Commodities Rout Erases Billions from Africa's Biggest Fortunes

HThe collapse in commodity prices and the rise of the African middle class has flipped the fortune trends of the continent's richest people.

Commodities tycoons Aliko Dangote and Patrice Motsepe have lost almost $4 billion in 2015, while Nigerian telecom billionaire Mike Adenuga and South African retail mogul Christo Wiese have added almost $2 billion, according to the Bloomberg Billionaires Index.

"The go-go years of African billionaires whose wealth has been built around oil is over," said Martyn Davies, CEO of Johannesburg, South Africa-based investment research firm, Frontier Advisory. "We have placed far too much emphasis on a handful of people making significant capital through distorted-priced resources. True wealth creation is where billionaires are created from non-resource assets."

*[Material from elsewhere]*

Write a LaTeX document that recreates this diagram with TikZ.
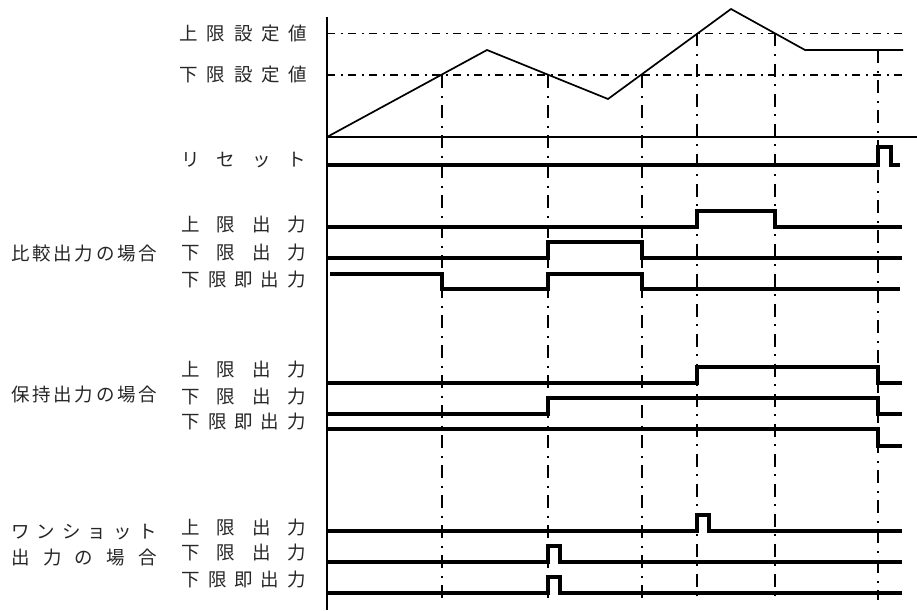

Growth in Africa's middle class has increased demand for services, an African central bank governor said in June, while a recent study from South African research company New World Wealth labeled construction, financial services and property development as leading sources of future wealth creation on the world's poorest continent, according to a Bloomberg report today.

Adenuga's fortune has been boosted by 6 million more subscribers at his mobile phone company, Globacom, since April 2014. Shares in Steinhoff International, Wiese's main asset and Africa's largest furniture retailer, have risen 30 percent this year

Wiese has added $1.4 billion to his $7.4 billion fortune this year while Adenuga's $4.4 billion fortune is up $489 million.

Aliko Dangote, Africa's richest person, amassed a $14.9 billion fortune by founding Nigeria's biggest cement producer and has lost $3.6 billion in 2015. He also owns stakes in oil fields and is building the country's biggest oil refinery.

South Africa's Patrice Motsepe, who has a $1.6 billion fortune, is chairman of African Rainbow Minerals, an iron-ore and platinum miner whose shares have fallen 41 percent in 2015, helping to push his fortune down $329 million this year.

Including Egypt, Africa has eight billionaires among the 400 world's richest people, with a combined $54 billion in wealth.